In a strange postscript to an already strange life, Davis’s story did not end there. His substantial estate was soon mired in legal battles that lasted years. In 1971, espionage historian William Stevenson reported seeing a British intelligence document noting that Davis was still attempting to find a way to export oil from Mexico to the Reich when he died. “The swiftest way to put a stop to this scheme was to remove Davis from the scene,” the document allegedly concluded.124 The clear implication was that Davis’s untimely death was in fact an assassination by an American government agency or, much more likely, British intelligence. Stevenson provided no citation for his claim and the document he cites has never been found by other historians. Davis’s only biographer rejects this claim on the basis that the deceased had already suffered from a blood clot, indicating a possible heart problem, and that neither the US government nor British intelligence had a real motive or opportunity to poison him at the time.125
Given the wider context of Davis’s involvement with Hitler’s American friends and the German embassy, it seems unlikely that either government would risk the fallout from assassinating so prominent a figure. Furthermore, keeping Davis alive might have produced a wealth of counterintelligence information, especially if he could be convinced to change sides and use his connections to unmask German agents. Davis was, if nothing else, a political survivor who had made and lost several fortunes already. The US government would have had a great deal of leverage to secure his cooperation by threatening his hard-won but questionable fortune.
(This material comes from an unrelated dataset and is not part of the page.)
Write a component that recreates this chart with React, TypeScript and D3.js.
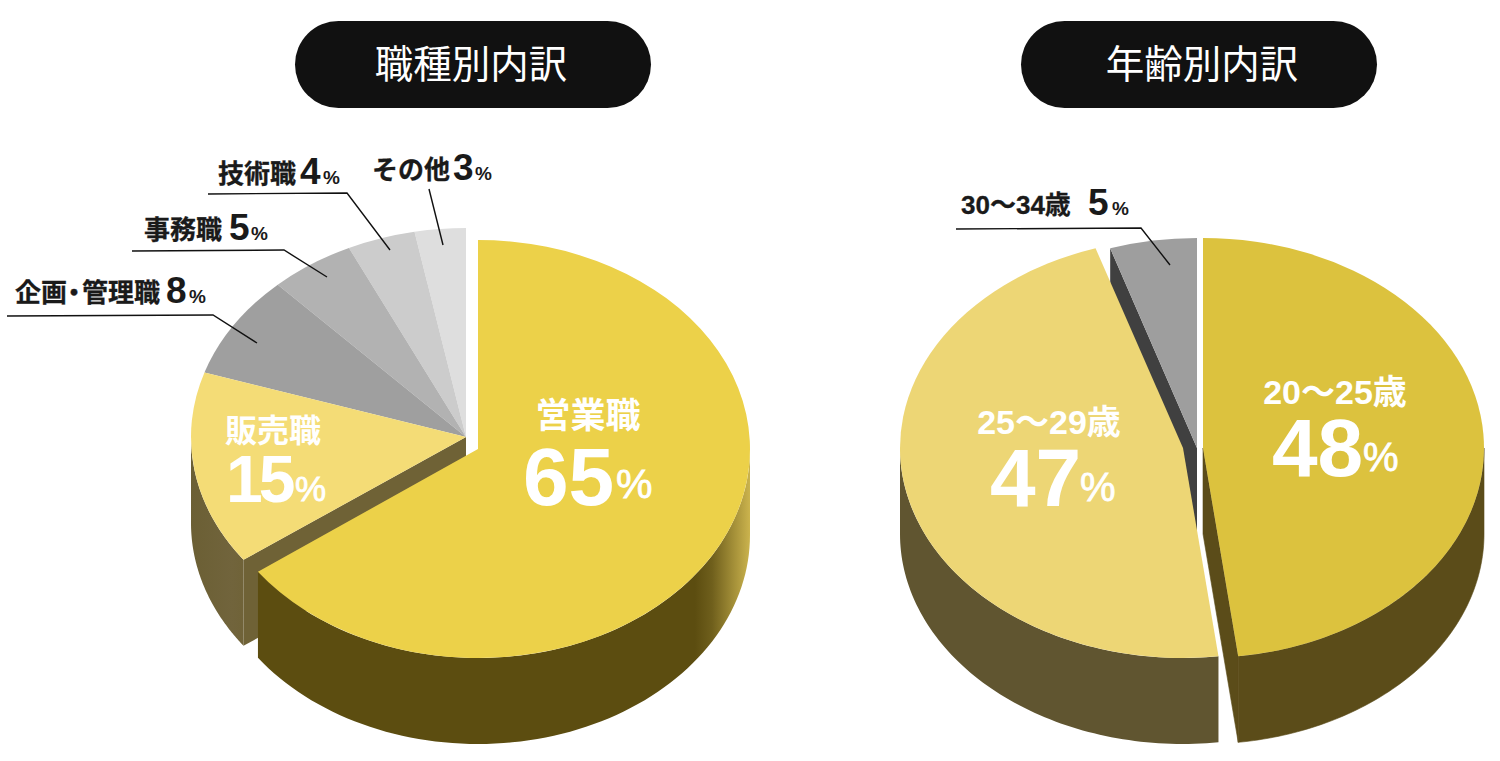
import React from "react";
import * as d3 from "d3";

const jobCategories = ["営業職", "販売職", "企画・管理職", "事務職", "技術職", "その他"];
const jobValues = [65, 15, 8, 5, 4, 3];
const ageCategories = ["20〜25歳", "25〜29歳", "30〜34歳"];
const ageValues = [48, 47, 5];
const titles = ["職種別内訳", "年齢別内訳"];

const JP = "'Noto Sans CJK JP','Noto Sans',sans-serif";
const LAT = "'Liberation Sans',Arial,sans-serif";
const DEPTH = 86;

type Geo = { cx: number; cy: number; rx: number; ry: number; top: string; wall?: string; cut?: string };

const jobGeo: Geo[] = [
  { cx: 478, cy: 449, rx: 272, ry: 209, top: "#ecd149", wall: "url(#wallA)" },
  { cx: 466, cy: 437, rx: 275, ry: 209, top: "#f4dc76", wall: "url(#wallB)", cut: "#6f6236" },
  { cx: 466, cy: 437, rx: 275, ry: 209, top: "#9f9f9f" },
  { cx: 466, cy: 437, rx: 275, ry: 209, top: "#b2b2b2" },
  { cx: 466, cy: 437, rx: 275, ry: 209, top: "#cccccc" },
  { cx: 466, cy: 437, rx: 275, ry: 209, top: "#dedede" },
];
const ageGeo: Geo[] = [
  { cx: 1203, cy: 448, rx: 281, ry: 210, top: "#dcc23e", wall: "#5b4c19", cut: "#5b4c19" },
  { cx: 1183, cy: 448, rx: 283, ry: 210, top: "#edd675", wall: "#605530" },
  { cx: 1197, cy: 448, rx: 281, ry: 210, top: "#9e9e9e", cut: "#404040" },
];

const pie = d3.pie<number>().sort(null).value((d) => d);
const px = (g: Geo, a: number) => g.cx + g.rx * Math.sin(a);
const py = (g: Geo, a: number) => g.cy - g.ry * Math.cos(a);

function wallPath(g: Geo, a0: number, a1: number) {
  const from = Math.max(a0, Math.PI / 2);
  const to = Math.min(a1, (3 * Math.PI) / 2);
  if (to <= from) return null;
  const angle = d3.scaleLinear().domain([0, 80]).range([from, to]);
  const steps = d3.range(81).map(angle);
  const line = d3.line<number[]>();
  const pts = [
    ...steps.map((a) => [px(g, a), py(g, a)]),
    ...steps.slice().reverse().map((a) => [px(g, a), py(g, a) + DEPTH]),
  ];
  return line(pts) + "Z";
}

function cutPath(g: Geo, a: number) {
  const x = px(g, a);
  const y = py(g, a);
  return d3.line()([
    [g.cx, g.cy],
    [x, y],
    [x, y + DEPTH],
    [g.cx, g.cy + DEPTH],
  ]) + "Z";
}

function Pie({ values, geo, cutAngle, order }: { values: number[]; geo: Geo[]; cutAngle: number[]; order: number[] }) {
  const arcs = pie(values);
  return (
    <g>
      {order.map((i) => {
        const g = geo[i];
        const ar = arcs[i];
        const w = g.wall ? wallPath(g, ar.startAngle, ar.endAngle) : null;
        const solid = g.wall && g.wall === g.cut;
        return (
          <g key={i}>
            {g.cut ? (
              <path d={cutPath(g, cutAngle[i] === 0 ? ar.startAngle : ar.endAngle)} fill={g.cut} stroke={solid ? g.cut : "none"} strokeWidth={0.6} />
            ) : null}
            {w ? <path d={w} fill={g.wall} stroke={solid ? g.cut : "none"} strokeWidth={0.6} /> : null}
          </g>
        );
      })}
      {order.map((i) => {
        const g = geo[i];
        const arc = d3.arc<any>().innerRadius(0).outerRadius(g.rx);
        return (
          <path
            key={i}
            d={arc(arcs[i]) as string}
            fill={g.top}
            transform={`translate(${g.cx},${g.cy}) scale(1,${g.ry / g.rx})`}
          />
        );
      })}
    </g>
  );
}

// digits of a label are set in the Latin face, the rest in the Japanese one
function Mixed({ label }: { label: string }) {
  return (
    <>
      {label.split(/(\d+)/).filter(Boolean).map((part, i) => (
        <tspan key={i} fontFamily={/\d/.test(part) ? LAT : JP}>{part}</tspan>
      ))}
    </>
  );
}

function Big({ label, value, cx, ly, lsize, x, y, size, pctX, psize, pctDy, ls = 0 }: any) {
  return (
    <g fill="#fff">
      <text x={cx} y={ly} textAnchor="middle" fontWeight={700} fontSize={lsize}>
        <Mixed label={label} />
      </text>
      <text x={x} y={y} fontFamily={LAT} fontWeight={700} fontSize={size} letterSpacing={ls}>{value}</text>
      <text x={pctX} y={y - pctDy} fontFamily={LAT} fontWeight={400} fontSize={psize} stroke="#fff" strokeWidth={0.8}>%</text>
    </g>
  );
}

function Small({ label, value, lx, y, nx, pctx, pts }: any) {
  const dot = label.indexOf("・");
  return (
    <g fill="#1a1a1a">
      <text x={lx} y={y - 1} fontWeight={700} fontSize={26} fontFamily={JP} stroke="#1a1a1a" strokeWidth={0.3}>
        {dot >= 0 ? (
          <>
            {label.slice(0, dot)}
            <tspan dx={-6}>・</tspan>
            <tspan dx={-5}>{label.slice(dot + 1)}</tspan>
          </>
        ) : (
          <Mixed label={label} />
        )}
      </text>
      <text x={nx} y={y} fontFamily={LAT} fontWeight={700} fontSize={37}>{value}</text>
      <text x={pctx} y={y} fontFamily={LAT} fontWeight={700} fontSize={19}>%</text>
      <path d={d3.line()(pts) as string} fill="none" stroke="#111" strokeWidth={1.4} />
    </g>
  );
}

function Title({ text, x, tx }: { text: string; x: number; tx: number }) {
  return (
    <g>
      <rect x={x} y={21} width={356} height={87} rx={43.5} fill="#111111" />
      <text x={tx} y={78} textAnchor="middle" fill="#fff" fontFamily={JP} fontWeight={400} fontSize={38.5}>{text}</text>
    </g>
  );
}

export default function App() {
  return (
    <svg width={1500} height={761} viewBox="0 0 1500 761" style={{ position: "absolute", left: 0, top: 0, background: "#fff" }}>
      <defs>
        <linearGradient id="wallA" gradientUnits="userSpaceOnUse" x1={695} x2={752} y1={0} y2={0}>
          <stop offset="0" stopColor="#5c4d10" />
          <stop offset="0.3" stopColor="#6f5f1c" />
          <stop offset="1" stopColor="#d0b850" />
        </linearGradient>
        <linearGradient id="wallB" gradientUnits="userSpaceOnUse" x1={190} x2={250} y1={0} y2={0}>
          <stop offset="0" stopColor="#6b5f34" />
          <stop offset="0.7" stopColor="#71643c" />
          <stop offset="1" stopColor="#6f6236" />
        </linearGradient>
      </defs>

      <Title text={titles[0]} x={295} tx={471} />
      <Title text={titles[1]} x={1021} tx={1202} />

      <Pie values={jobValues} geo={jobGeo} cutAngle={[1, 0, 0, 0, 0, 0]} order={[5, 4, 3, 2, 1, 0]} />
      <Pie values={ageValues} geo={ageGeo} cutAngle={[1, 0, 0]} order={[2, 1, 0]} />

      <Big label={jobCategories[0]} value={jobValues[0]} cx={588} ly={428} lsize={35} x={523} y={505} size={82} pctX={616} psize={41} pctDy={7} />
      <Big label={jobCategories[1]} value={jobValues[1]} cx={273} ly={442} lsize={32} x={226} y={502} size={66} pctX={295} psize={35} pctDy={1} ls={-4} />
      <Big label={ageCategories[0]} value={ageValues[0]} cx={1335} ly={404} lsize={34} x={1272} y={476} size={82} pctX={1363} psize={40} pctDy={5} />
      <Big label={ageCategories[1]} value={ageValues[1]} cx={1049} ly={434} lsize={34} x={990} y={506} size={82} pctX={1080} psize={40} pctDy={5} />

      <Small label={jobCategories[4]} value={jobValues[4]} lx={218} y={184} nx={300} pctx={323} pts={[[208, 194], [347, 193], [390, 250]]} />
      <Small label={jobCategories[5]} value={jobValues[5]} lx={372} y={180} nx={453} pctx={475} pts={[[429, 189], [443, 245]]} />
      <Small label={jobCategories[3]} value={jobValues[3]} lx={144} y={240} nx={229} pctx={251} pts={[[132, 251], [284, 250], [327, 277]]} />
      <Small label={jobCategories[2]} value={jobValues[2]} lx={15} y={303} nx={166} pctx={189} pts={[[7, 316], [213, 315], [257, 343]]} />
      <Small label={ageCategories[2]} value={ageValues[2]} lx={961} y={215} nx={1088} pctx={1112} pts={[[956, 229], [1141, 228], [1170, 265]]} />
    </svg>
  );
}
On the other hand, it remains possible that the British in particular feared the future machinations of Hitler’s most important American business friend, and took a dramatic step to ensure his early departure from history. Either way, Davis did not live to enjoy the ill-gotten fortune he had worked so hard to obtain or see the defeat of the country he had worked to support. At the same time, the Third Reich lost one of its key supporters at a moment when it could least afford it. It would be left to Hitler’s other American friends to pick up the pieces of their German holdings and face the consequences of their actions after the war’s end. As it turned out, the most quintessentially American brands—Ford, Coca-Cola, General Motors—had all successfully done business with Hitler, at least for a time.